*CHALLENGE*.
Begin with the first line of the material and write out each line exactly, ending with the line that contains "import matplotlib.transforms as mtransforms". Pictures are not part of the copy.

*DATASET SECTION*.
---
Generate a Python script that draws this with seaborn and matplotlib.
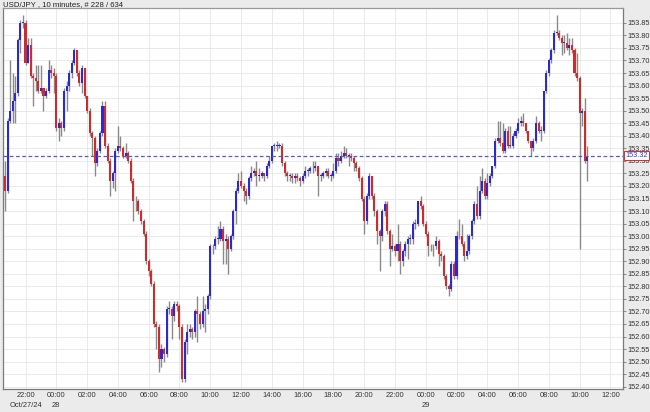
import seaborn as sns
import pandas as pd
import matplotlib
matplotlib.use("Agg")
import matplotlib.pyplot as plt
import matplotlib.dates as mdates
import matplotlib.transforms as mtransforms

# USD/JPY 10 minute candles, Oct 27 20:40 -> Oct 29 10:30
first_open = 153.24
closes = [
    153.18, 153.46, 153.50, 153.54, 153.57, 153.78, 153.85, 153.85, 153.69, 153.76,
    153.64, 153.63, 153.62, 153.58, 153.59, 153.56, 153.58, 153.66, 153.65, 153.64,
    153.43, 153.45, 153.43, 153.58, 153.60, 153.65, 153.69, 153.74, 153.65, 153.61,
    153.67, 153.56, 153.50, 153.41, 153.39, 153.29, 153.34, 153.41, 153.52, 153.36,
    153.30, 153.22, 153.25, 153.34, 153.36, 153.35, 153.32, 153.33, 153.30, 153.22,
    153.14, 153.14, 153.10, 153.06, 153.01, 152.90, 152.86, 152.81, 152.65, 152.64,
    152.51, 152.55, 152.53, 152.71, 152.71, 152.68, 152.73, 152.72, 152.64, 152.43,
    152.58, 152.62, 152.63, 152.62, 152.70, 152.69, 152.65, 152.70, 152.71, 152.76,
    152.96, 152.96, 152.99, 152.99, 153.03, 152.98, 152.99, 152.95, 153.00, 153.10,
    153.18, 153.22, 153.20, 153.18, 153.16, 153.23, 153.25, 153.26, 153.24, 153.24,
    153.25, 153.24, 153.28, 153.30, 153.36, 153.36, 153.36, 153.36, 153.29, 153.25,
    153.24, 153.24, 153.23, 153.24, 153.23, 153.22, 153.24, 153.26, 153.26, 153.27,
    153.27, 153.28, 153.24, 153.24, 153.25, 153.26, 153.24, 153.24, 153.26, 153.31,
    153.30, 153.32, 153.33, 153.32, 153.32, 153.31, 153.29, 153.27, 153.23, 153.15,
    153.06, 153.16, 153.24, 153.16, 153.10, 153.02, 153.00, 153.10, 153.13, 153.02,
    152.95, 152.96, 152.94, 152.97, 152.90, 152.94, 152.97, 152.99, 152.99, 153.05,
    153.05, 153.14, 153.12, 153.05, 153.01, 152.96, 152.96, 152.96, 152.98, 152.93,
    152.92, 152.84, 152.80, 152.79, 152.89, 152.84, 153.00, 153.00, 152.97, 152.92,
    152.94, 153.00, 153.06, 153.13, 153.08, 153.18, 153.22, 153.16, 153.21, 153.24,
    153.28, 153.38, 153.39, 153.37, 153.34, 153.42, 153.36, 153.36, 153.40, 153.42,
    153.45, 153.46, 153.45, 153.42, 153.38, 153.35, 153.38, 153.45, 153.42, 153.42,
    153.58, 153.65, 153.70, 153.74, 153.81, 153.81, 153.79, 153.77, 153.77, 153.75,
    153.76, 153.74, 153.65, 153.63, 153.49, 153.50, 153.30, 153.32,
]
highs = [
    153.30, 153.47, 153.70, 153.65, 153.64, 153.79, 153.86, 153.88, 153.86, 153.79,
    153.79, 153.65, 153.68, 153.68, 153.68, 153.59, 153.59, 153.70, 153.68, 153.67,
    153.65, 153.47, 153.46, 153.59, 153.62, 153.66, 153.70, 153.75, 153.74, 153.66,
    153.68, 153.67, 153.56, 153.51, 153.42, 153.40, 153.35, 153.42, 153.54, 153.54,
    153.37, 153.31, 153.26, 153.35, 153.44, 153.40, 153.36, 153.37, 153.34, 153.31,
    153.23, 153.16, 153.15, 153.11, 153.07, 153.02, 152.91, 152.87, 152.82, 152.66,
    152.65, 152.57, 152.56, 152.72, 152.74, 152.72, 152.74, 152.74, 152.73, 152.65,
    152.59, 152.65, 152.65, 152.64, 152.71, 152.76, 152.70, 152.76, 152.73, 152.77,
    152.97, 152.97, 153.00, 153.04, 153.06, 153.04, 153.01, 153.00, 153.01, 153.11,
    153.19, 153.25, 153.26, 153.21, 153.19, 153.24, 153.28, 153.27, 153.30, 153.27,
    153.26, 153.25, 153.29, 153.32, 153.36, 153.37, 153.38, 153.37, 153.37, 153.30,
    153.26, 153.25, 153.25, 153.25, 153.25, 153.24, 153.25, 153.28, 153.27, 153.28,
    153.30, 153.30, 153.28, 153.25, 153.26, 153.27, 153.27, 153.25, 153.29, 153.33,
    153.33, 153.34, 153.36, 153.35, 153.33, 153.33, 153.32, 153.30, 153.28, 153.24,
    153.16, 153.17, 153.25, 153.24, 153.17, 153.11, 153.03, 153.11, 153.14, 153.14,
    153.03, 153.01, 152.97, 153.05, 152.98, 152.95, 152.98, 153.00, 153.01, 153.06,
    153.07, 153.14, 153.16, 153.13, 153.06, 153.02, 152.97, 152.97, 153.00, 152.99,
    152.94, 152.93, 152.85, 152.81, 152.90, 152.90, 153.02, 153.07, 153.05, 152.98,
    153.01, 153.01, 153.07, 153.14, 153.20, 153.24, 153.27, 153.23, 153.25, 153.25,
    153.28, 153.39, 153.46, 153.46, 153.45, 153.43, 153.44, 153.44, 153.41, 153.43,
    153.47, 153.48, 153.49, 153.45, 153.42, 153.38, 153.39, 153.48, 153.46, 153.44,
    153.58, 153.66, 153.71, 153.75, 153.82, 153.88, 153.82, 153.80, 153.80, 153.81,
    153.79, 153.79, 153.75, 153.73, 153.64, 153.51, 153.55, 153.36,
]
lows = [
    153.10, 153.17, 153.45, 153.45, 153.45, 153.56, 153.73, 153.83, 153.68, 153.69,
    153.63, 153.52, 153.58, 153.57, 153.57, 153.50, 153.55, 153.57, 153.63, 153.57,
    153.42, 153.38, 153.40, 153.42, 153.50, 153.58, 153.63, 153.68, 153.64, 153.60,
    153.57, 153.55, 153.49, 153.40, 153.32, 153.24, 153.28, 153.33, 153.40, 153.35,
    153.29, 153.16, 153.19, 153.18, 153.33, 153.34, 153.31, 153.31, 153.29, 153.21,
    153.06, 153.10, 153.09, 153.05, 153.00, 152.89, 152.84, 152.80, 152.64, 152.55,
    152.46, 152.48, 152.50, 152.52, 152.69, 152.59, 152.66, 152.70, 152.59, 152.42,
    152.42, 152.53, 152.60, 152.59, 152.60, 152.58, 152.63, 152.64, 152.62, 152.69,
    152.75, 152.93, 152.95, 152.97, 152.98, 152.89, 152.89, 152.85, 152.94, 152.99,
    153.05, 153.17, 153.19, 153.14, 153.13, 153.15, 153.22, 153.24, 153.20, 153.22,
    153.23, 153.22, 153.23, 153.27, 153.29, 153.34, 153.34, 153.35, 153.28, 153.24,
    153.22, 153.22, 153.21, 153.21, 153.22, 153.20, 153.21, 153.23, 153.24, 153.25,
    153.25, 153.26, 153.16, 153.22, 153.23, 153.24, 153.23, 153.22, 153.23, 153.25,
    153.28, 153.29, 153.31, 153.31, 153.28, 153.30, 153.26, 153.26, 153.22, 153.14,
    153.01, 153.05, 153.15, 153.15, 153.08, 152.97, 152.86, 152.98, 153.08, 153.01,
    152.88, 152.94, 152.92, 152.90, 152.85, 152.88, 152.92, 152.91, 152.97, 152.97,
    153.03, 153.04, 153.11, 153.04, 153.00, 152.92, 152.94, 152.92, 152.95, 152.88,
    152.90, 152.83, 152.79, 152.76, 152.78, 152.83, 152.83, 152.99, 152.96, 152.90,
    152.91, 152.93, 152.99, 153.05, 153.07, 153.07, 153.17, 153.15, 153.15, 153.20,
    153.23, 153.27, 153.37, 153.36, 153.33, 153.33, 153.35, 153.35, 153.35, 153.39,
    153.41, 153.44, 153.44, 153.41, 153.37, 153.32, 153.34, 153.37, 153.41, 153.38,
    153.41, 153.57, 153.64, 153.69, 153.73, 153.80, 153.78, 153.72, 153.73, 153.74,
    153.72, 153.73, 153.64, 153.62, 152.95, 153.44, 153.29, 153.22,
]
last_price = 153.32
title = "USD/JPY , 10 minutes, # 228 / 634"

times = pd.date_range("2024-10-27 20:40", periods=len(closes), freq="10min")
df = pd.DataFrame({"time": times, "close": closes, "high": highs, "low": lows})
df["open"] = df["close"].shift(1).fillna(first_open)
df["up"] = df["close"] >= df["open"]

sns.set_style("whitegrid", {"grid.color": "#e6e6e6", "axes.edgecolor": "#7a7a7a"})
plt.rcParams["font.family"] = ["Liberation Sans", "DejaVu Sans"]

fig = plt.figure(figsize=(6.5, 4.12), dpi=100, facecolor="#ebebeb")
ax = fig.add_axes([3 / 650, 1 - 389 / 412, 620 / 650, 381 / 412])
ax.set_facecolor("white")

x = mdates.date2num(df["time"])
step = 10 / (24 * 60)

# wicks
ax.vlines(x, df["low"], df["high"], color="#8a8a8a", linewidth=1.0, zorder=2)
# bodies
body_col = ["#2a2ad0" if u else "#d02a2a" for u in df["up"]]
bottom = df[["open", "close"]].min(axis=1)
height = (df["close"] - df["open"]).abs().clip(lower=0.002)
ax.bar(x, height, bottom=bottom, width=step * 0.8, color=body_col,
       linewidth=0, zorder=3)

# current price line
ax.axhline(last_price, color="#5a5ad8", linestyle=(0, (3, 2)), linewidth=0.9, zorder=4)
trans = mtransforms.blended_transform_factory(ax.transAxes, ax.transData)
ax.text(1.004, last_price, f"{last_price:.2f}", transform=trans, color="#3a3ad0",
        fontsize=5.3, va="center", ha="left", zorder=6, clip_on=False,
        bbox=dict(boxstyle="square,pad=0.15", fc="white", ec="#d03030", lw=0.7))

# axes
ax.set_xlim(x[0] - step * 0.78, x[0] + step * 240.9)
ax.set_ylim(152.391, 153.909)
yt = [round(152.40 + 0.05 * k, 2) for k in range(30)]
ax.set_yticks(yt)
ax.set_yticklabels([f"{v:.2f}" for v in yt])
ax.yaxis.tick_right()

xt = pd.date_range("2024-10-27 22:00", "2024-10-29 12:00", freq="2h")
labels = []
for t in xt:
    lab = t.strftime("%H:%M")
    if t == pd.Timestamp("2024-10-27 22:00"):
        lab += "\nOct/27/24"
    elif t.hour == 0:
        lab += "\n" + str(t.day)
    labels.append(lab)
ax.set_xticks(mdates.date2num(xt))
ax.set_xticklabels(labels, linespacing=1.6)

ax.tick_params(axis="y", which="both", right=True, length=2.5, width=0.6,
               color="#7a7a7a", labelsize=5.3, pad=1, labelcolor="#333333")
ax.tick_params(axis="x", length=0, labelsize=5.4, pad=2, labelcolor="#333333")
for lbl in ax.get_xticklabels():
    lbl.set_verticalalignment("top")
for s in ax.spines.values():
    s.set_linewidth(0.9)
ax.spines["top"].set_color("#9a9a9a")
ax.grid(True, linewidth=0.6)

fig.text(0.004, 0.998, title, fontsize=5.6, va="top", ha="left", color="#222222")

fig.savefig("out.png", dpi=100, facecolor=fig.get_facecolor())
---
*TASK OUTPUT*.
Generate a Python script that draws this with seaborn and matplotlib.
import seaborn as sns
import pandas as pd
import matplotlib
matplotlib.use("Agg")
import matplotlib.pyplot as plt
import matplotlib.dates as mdates
import matplotlib.transforms as mtransforms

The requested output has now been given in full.